Yttria (Y₂O₃) is one promising hosting material for rare-earth-ion-activated phosphors with applications including amplifiers, lasers, waveguides, X-ray imaging, bioimaging, and field emission or electroluminescent displays due to their luminescent characteristics and stability in high vacuum. In fact, in our most recent study, we have deposited Er-doped Y₂O₃ thin films by radical-enhanced atomic layer deposition (ALD).¹ and demonstrated that the Er incorporated in Y₂O₃ can reach a concentration as high as 10²¹ cm^-3 with outstanding room temperature photoluminescence (PL) at 1.54 µm in thin Er-doped (6-14 at. %) Y₂O₃ films deposited at 350°C.² Meanwhile, nanocrystalline materials (e.g.: nanoparticles, nanotubes, and nanowires) exhibit unique physical properties, in particular, increased luminescence efficiency, which are not observed with their bulk counterparts. Hence, in this talk, we present our recent work on the synthesis of nanotubes of rare earth (Er and Yb) doped Y₂O₃, by a solution synthetic method, with a focus on controlling the spatial distribution of the rare earth ions. The processing temperature, pH, time, addition rate of NaOH, the concentration of yttrium nitrate, and the annealing temperature dictated the formation of metastable Y(OH)_3-x(NO₃)_x complexes thus the nucleation/growth of rare-earch doped Y(OH)₃ nanotubes. The rare-earch doped Y(OH)₃ nanotubes were coverted to rare earth doped yttria by high temperature annealing and the resulting nanotubes had varying rare earth dopant concentrations (0-100%) with sizes ranging from 40-500 nm in diameter and 2-10 µm in length.

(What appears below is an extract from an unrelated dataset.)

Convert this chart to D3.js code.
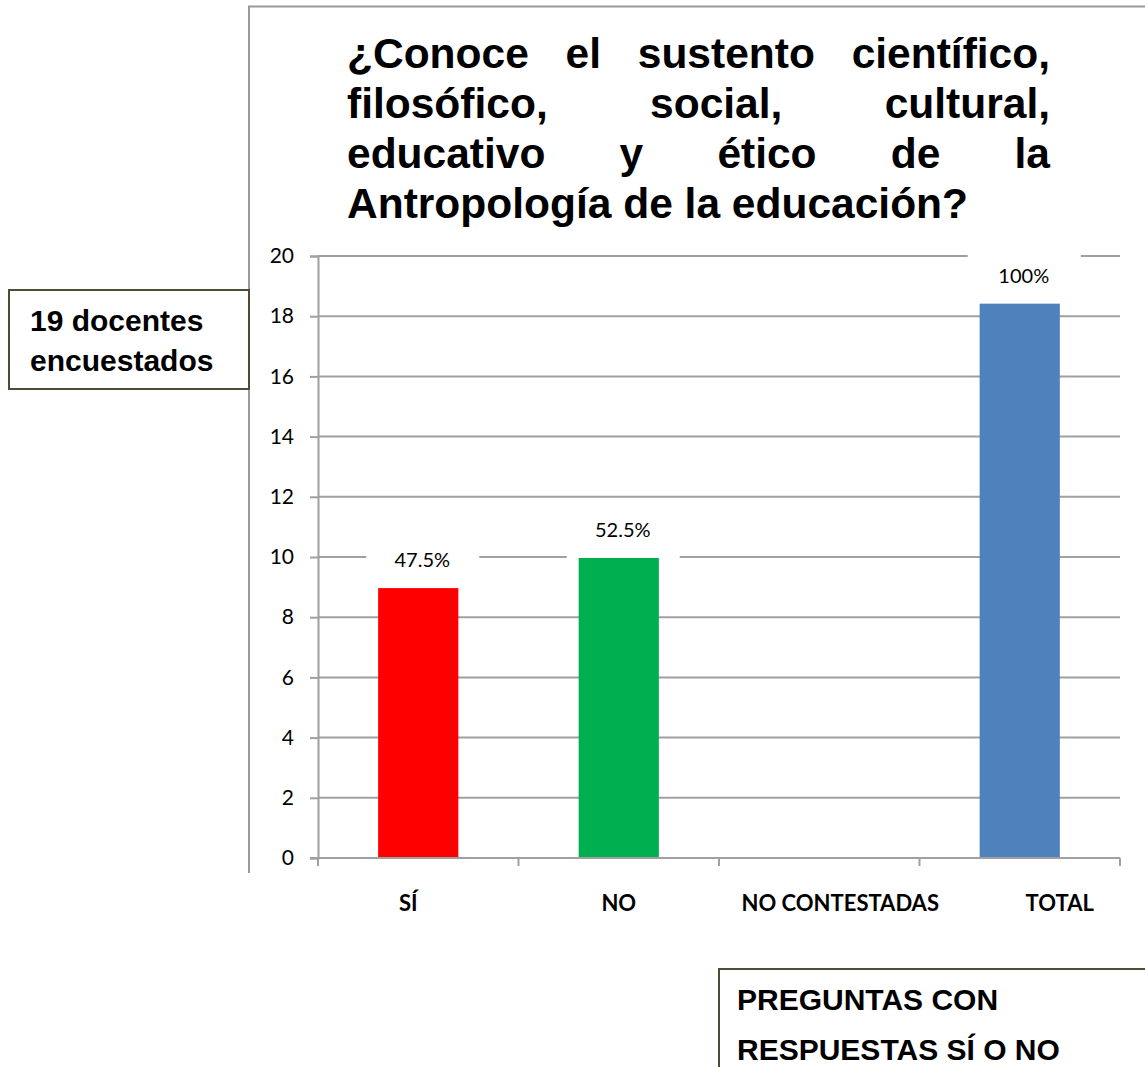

X-ray diffraction (XRD), scanning electron microscopy (SEM), high resolution transmission electron microsecopy (HRTEM), selective area electron diffraction (SAED), and extended x-ray absorption fine structure (EXAFS) were combined to delineate the structure and composition of these nanotubes. The erbium coordination number and local bonding environment are assessed by synchrotron based EXAFS analysis, and are shown to dictate the measured photoluminescence intensity.³ Their room luminescent properties (PL and catholuminescence, CL) are outstanding and even superior than the thin films synthesized by ALD. Finally, we will discuss their electronic properties and the application of these doped yttria nanostructures as small and compact planar optical amplifier.

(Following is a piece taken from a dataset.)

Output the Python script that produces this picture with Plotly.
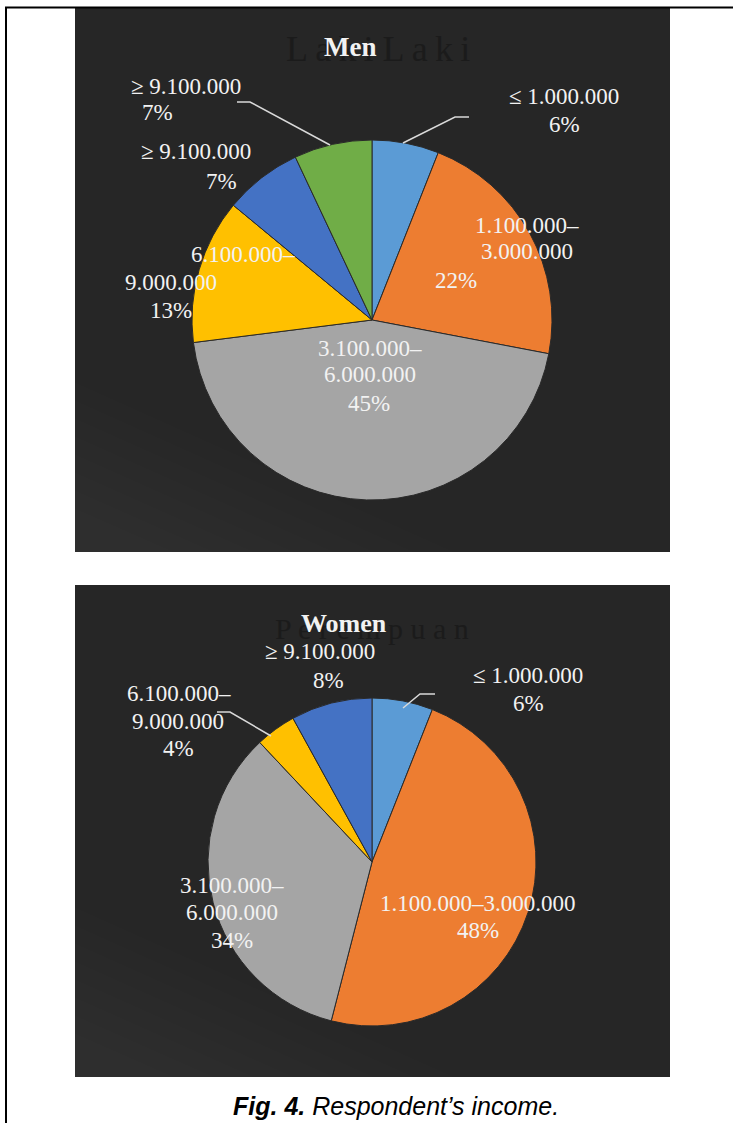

References: 1. T.T. Van and J.P. Chang, "Controlled erbium incorporation and photoluminescence of Er-doped Y₂O₃", Applied Physics Letters, 87, 011907 (2005). 2. T.T. Van, J. Hoang, R. Ostroumov, K. L. Wang, J. R. Bargar, J. Lu, H.-O. Blom, and J.P. Chang, “Nanostructure and temperature-dependent photoluminescence of Er-doped Y₂O₃ thin films for micro-optoelectronic integrated circuits”, Journal of Applied Physics, 100, 073512 (2006). 3. T.T. Van, J. R. Bargar, and J.P. Chang, “Er coordianation in Y₂O₃ thin films studied by extended X-ray absorption fine structure”, Journal of Applied Physics, 100, 023115 (2006).